À la lumière de ces consultations, un rapport sera déposé ce mois-ci. Les députés pourront ensuite soumettre des oppositions à un comité parlementaire. Puis les délibérations seront transmises à la Commission pour la décision finale, vers le mois de mai. Ce qui mettra fin au processus: les limites des circonscriptions seront fixées pour 10 ans.
Toponymie autochtone
Louis Massicotte croit que cette Commission sera importante historiquement pour une chose. «On a voulu ajouter un toponyme autochtone au nom de 11 circonscriptions, une pour chaque nation autochtone reconnue au Québec. Joliette deviendrait par exemple Joliette-Manawan. C'est une contribution à la réconciliation.»
Occuper une position comme celle-là, dans une Commission décisionnelle, est un «honneur civique», estime le professeur Massicotte. S'il était bien préparé à exercer cette fonction – il a même été invité à donner des cours préparatoires à la Commission précédente, 10 ans auparavant –, il a appris énormément ces derniers mois.

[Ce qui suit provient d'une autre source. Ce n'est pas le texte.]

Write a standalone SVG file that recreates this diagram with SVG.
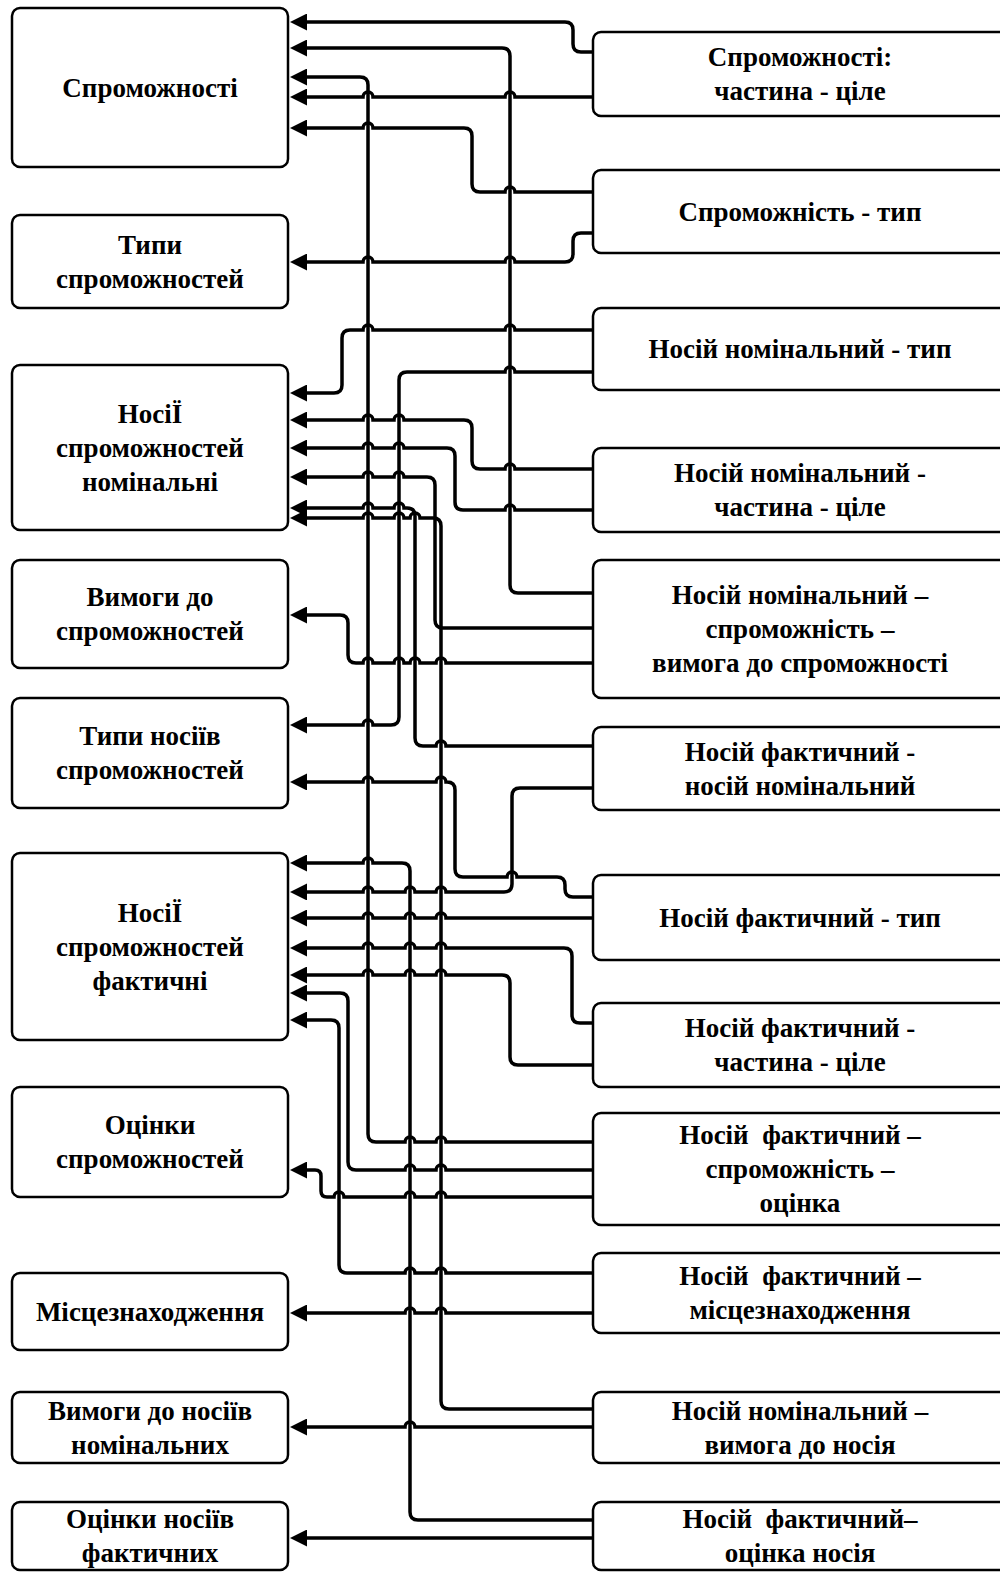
<svg xmlns="http://www.w3.org/2000/svg" width="1000" height="1572" viewBox="0 0 1000 1572">
<style>
.node rect{fill:#fff;stroke:#000;stroke-width:2.5}
text{font-family:"Liberation Serif","Times New Roman",serif;font-weight:bold;font-size:27px;text-anchor:middle;fill:#000}
.edge path{fill:none;stroke:#000;stroke-width:3.5;marker-end:url(#arr)}
</style>
<defs>
<marker id="arr" markerUnits="userSpaceOnUse" viewBox="0 0 17 17" markerWidth="17" markerHeight="17" refX="2" refY="8.5" orient="auto">
<path d="M0,0 L17,8.5 L0,17 z" fill="#000"/>
</marker>
</defs>
<rect width="1000" height="1572" fill="#fff"/>
<g id="L1" class="node"><rect x="12" y="8" width="276" height="159" rx="8"/><text x="150" y="96.5">Спроможності</text></g>
<g id="L2" class="node"><rect x="12" y="215" width="276" height="93" rx="8"/><text><tspan x="150" y="253.5">Типи</tspan><tspan x="150" y="287.5">спроможностей</tspan></text></g>
<g id="L3" class="node"><rect x="12" y="365" width="276" height="165" rx="8"/><text><tspan x="150" y="422.5">НосіЇ</tspan><tspan x="150" y="456.5">спроможностей</tspan><tspan x="150" y="490.5">номінальні</tspan></text></g>
<g id="L4" class="node"><rect x="12" y="560" width="276" height="108" rx="8"/><text><tspan x="150" y="606">Вимоги до</tspan><tspan x="150" y="640">спроможностей</tspan></text></g>
<g id="L5" class="node"><rect x="12" y="698" width="276" height="110" rx="8"/><text><tspan x="150" y="745">Типи носіїв</tspan><tspan x="150" y="779">спроможностей</tspan></text></g>
<g id="L6" class="node"><rect x="12" y="853" width="276" height="187" rx="8"/><text><tspan x="150" y="921.5">НосіЇ</tspan><tspan x="150" y="955.5">спроможностей</tspan><tspan x="150" y="989.5">фактичні</tspan></text></g>
<g id="L7" class="node"><rect x="12" y="1087" width="276" height="110" rx="8"/><text><tspan x="150" y="1134">Оцінки</tspan><tspan x="150" y="1168">спроможностей</tspan></text></g>
<g id="L8" class="node"><rect x="12" y="1273" width="276" height="77" rx="8"/><text x="150" y="1320.5">Місцезнаходження</text></g>
<g id="L9" class="node"><rect x="12" y="1392" width="276" height="71" rx="8"/><text><tspan x="150" y="1419.5">Вимоги до носіїв</tspan><tspan x="150" y="1453.5">номінальних</tspan></text></g>
<g id="L10" class="node"><rect x="12" y="1502" width="276" height="68" rx="8"/><text><tspan x="150" y="1528">Оцінки носіїв</tspan><tspan x="150" y="1562">фактичних</tspan></text></g>

<g id="R1" class="node"><rect x="593" y="32" width="420" height="84" rx="8"/><text><tspan x="800" y="66">Спроможності:</tspan><tspan x="800" y="100">частина - ціле</tspan></text></g>
<g id="R2" class="node"><rect x="593" y="170" width="420" height="83" rx="8"/><text x="800" y="220.5">Спроможність - тип</text></g>
<g id="R3" class="node"><rect x="593" y="308" width="420" height="82" rx="8"/><text x="800" y="358">Носій номінальний - тип</text></g>
<g id="R4" class="node"><rect x="593" y="448" width="420" height="84" rx="8"/><text><tspan x="800" y="482">Носій номінальний -</tspan><tspan x="800" y="516">частина - ціле</tspan></text></g>
<g id="R5" class="node"><rect x="593" y="560" width="420" height="138" rx="8"/><text><tspan x="800" y="604">Носій номінальний –</tspan><tspan x="800" y="638">спроможність –</tspan><tspan x="800" y="672">вимога до спроможності</tspan></text></g>
<g id="R6" class="node"><rect x="593" y="727" width="420" height="83" rx="8"/><text><tspan x="800" y="760.5">Носій фактичний -</tspan><tspan x="800" y="794.5">носій номінальний</tspan></text></g>
<g id="R7" class="node"><rect x="593" y="875" width="420" height="85" rx="8"/><text x="800" y="926.5">Носій фактичний - тип</text></g>
<g id="R8" class="node"><rect x="593" y="1003" width="420" height="84" rx="8"/><text><tspan x="800" y="1037">Носій фактичний -</tspan><tspan x="800" y="1071">частина - ціле</tspan></text></g>
<g id="R9" class="node"><rect x="593" y="1113" width="420" height="112" rx="8"/><text style="white-space:pre"><tspan x="800" y="1144">Носій  фактичний –</tspan><tspan x="800" y="1178">спроможність –</tspan><tspan x="800" y="1212">оцінка</tspan></text></g>
<g id="R10" class="node"><rect x="593" y="1253" width="420" height="80" rx="8"/><text style="white-space:pre"><tspan x="800" y="1285">Носій  фактичний –</tspan><tspan x="800" y="1319">місцезнаходження</tspan></text></g>
<g id="R11" class="node"><rect x="593" y="1392" width="420" height="71" rx="8"/><text><tspan x="800" y="1419.5">Носій номінальний –</tspan><tspan x="800" y="1453.5">вимога до носія</tspan></text></g>
<g id="R12" class="node"><rect x="593" y="1502" width="420" height="68" rx="8"/><text style="white-space:pre"><tspan x="800" y="1528">Носій  фактичний–</tspan><tspan x="800" y="1562">оцінка носія</tspan></text></g>

<g id="connectors" class="edge">
<path d="M593,52 L581,52 Q573,52 573,44 L573,30 Q573,22 565,22 L305,22"/>
<path d="M593,593 L518,593 Q510,593 510,585 L510,56 Q510,48 502,48 L305,48"/>
<path d="M593,1142 L446,1142 A5,5 0 0 0 436,1142 L415,1142 A5,5 0 0 0 405,1142 L376,1142 Q368,1142 368,1134 L368,85 Q368,77 360,77 L305,77"/>
<path d="M593,97 L515,97 A5,5 0 0 0 505,97 L373,97 A5,5 0 0 0 363,97 L305,97"/>
<path d="M593,192 L515,192 A5,5 0 0 0 505,192 L480,192 Q472,192 472,184 L472,136 Q472,128 464,128 L373,128 A5,5 0 0 0 363,128 L305,128"/>
<path d="M593,233 L581,233 Q573,233 573,241 L573,254 Q573,262 565,262 L515,262 A5,5 0 0 0 505,262 L373,262 A5,5 0 0 0 363,262 L305,262"/>
<path d="M593,330 L515,330 A5,5 0 0 0 505,330 L373,330 A5,5 0 0 0 363,330 L350,330 Q342,330 342,338 L342,385 Q342,393 334,393 L305,393"/>
<path d="M593,372 L515,372 A5,5 0 0 0 505,372 L407,372 Q399,372 399,380 L399,717 Q399,725 391,725 L373,725 A5,5 0 0 0 363,725 L305,725"/>
<path d="M593,469 L515,469 A5,5 0 0 0 505,469 L480,469 Q472,469 472,461 L472,428 Q472,420 464,420 L404,420 A5,5 0 0 0 394,420 L373,420 A5,5 0 0 0 363,420 L305,420"/>
<path d="M593,510 L515,510 A5,5 0 0 0 505,510 L463,510 Q455,510 455,502 L455,456 Q455,448 447,448 L404,448 A5,5 0 0 0 394,448 L373,448 A5,5 0 0 0 363,448 L305,448"/>
<path d="M593,628 L443,628 Q435,628 435,620 L435,485 Q435,477 427,477 L404,477 A5,5 0 0 0 394,477 L373,477 A5,5 0 0 0 363,477 L305,477"/>
<path d="M593,663 L446,663 A5,5 0 0 0 436,663 L420,663 A5,5 0 0 0 410,663 L404,663 A5,5 0 0 0 394,663 L373,663 A5,5 0 0 0 363,663 L356,663 Q348,663 348,655 L348,623 Q348,615 340,615 L305,615"/>
<path d="M593,746 L446,746 A5,5 0 0 0 436,746 L423,746 Q415,746 415,738 L415,516 Q415,508 407,508 L404,508 A5,5 0 0 0 394,508 L373,508 A5,5 0 0 0 363,508 L305,508"/>
<path d="M593,1409 L449,1409 Q441,1409 441,1401 L441,526 Q441,518 433,518 L420,518 A5,5 0 0 0 410,518 L404,518 A5,5 0 0 0 394,518 L373,518 A5,5 0 0 0 363,518 L305,518"/>
<path d="M593,897 L573,897 Q565,897 565,889 L565,885 Q565,877 557,877 L517,877 A5,5 0 0 0 507,877 L463,877 Q455,877 455,869 L455,790 Q455,782 447,782 L446,782 A5,5 0 0 0 436,782 L373,782 A5,5 0 0 0 363,782 L305,782"/>
<path d="M593,788 L520,788 Q512,788 512,796 L512,884 Q512,892 504,892 L446,892 A5,5 0 0 0 436,892 L415,892 A5,5 0 0 0 405,892 L373,892 A5,5 0 0 0 363,892 L305,892"/>
<path d="M593,1520 L418,1520 Q410,1520 410,1512 L410,871 Q410,863 402,863 L373,863 A5,5 0 0 0 363,863 L305,863"/>
<path d="M593,918 L446,918 A5,5 0 0 0 436,918 L415,918 A5,5 0 0 0 405,918 L373,918 A5,5 0 0 0 363,918 L305,918"/>
<path d="M593,1023 L580,1023 Q572,1023 572,1015 L572,956 Q572,948 564,948 L446,948 A5,5 0 0 0 436,948 L415,948 A5,5 0 0 0 405,948 L373,948 A5,5 0 0 0 363,948 L305,948"/>
<path d="M593,1065 L518,1065 Q510,1065 510,1057 L510,983 Q510,975 502,975 L446,975 A5,5 0 0 0 436,975 L415,975 A5,5 0 0 0 405,975 L373,975 A5,5 0 0 0 363,975 L305,975"/>
<path d="M593,1170 L446,1170 A5,5 0 0 0 436,1170 L415,1170 A5,5 0 0 0 405,1170 L356,1170 Q348,1170 348,1162 L348,1001 Q348,993 340,993 L305,993"/>
<path d="M593,1273 L446,1273 A5,5 0 0 0 436,1273 L415,1273 A5,5 0 0 0 405,1273 L347,1273 Q339,1273 339,1265 L339,1028 Q339,1020 331,1020 L305,1020"/>
<path d="M593,1197 L446,1197 A5,5 0 0 0 436,1197 L415,1197 A5,5 0 0 0 405,1197 L344,1197 A5,5 0 0 0 334,1197 L327,1197 Q321,1197 321,1191 L321,1176 Q321,1170 315,1170 L305,1170"/>
<path d="M593,1313 L446,1313 A5,5 0 0 0 436,1313 L415,1313 A5,5 0 0 0 405,1313 L305,1313"/>
<path d="M593,1427 L415,1427 A5,5 0 0 0 405,1427 L305,1427"/>
<path d="M593,1538 L305,1538"/>
</g>
</svg>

Il suppose que le récit de sa contribution en tant que politologue éveillera peut-être des vocations chez les étudiants. Comment s'y préparer? «Il n'y a rien de garanti, mais si vous avez un intérêt pour ce genre de chose, n'hésitez pas à le développer. Mon mémoire de maîtrise portait là-dessus», lance Louis Massicotte, qui a fait un portait sur la réforme de la carte électorale provinciale réalisée en 1972 sous la direction de feu Vincent Lemieux. Avant de devenir professeur, il a aussi travaillé à la Bibliothèque du Parlement, en plus de ses années à Élections Canada. Dernier conseil: rendez-vous aux prochaines consultations publiques de la Commission, en 2032!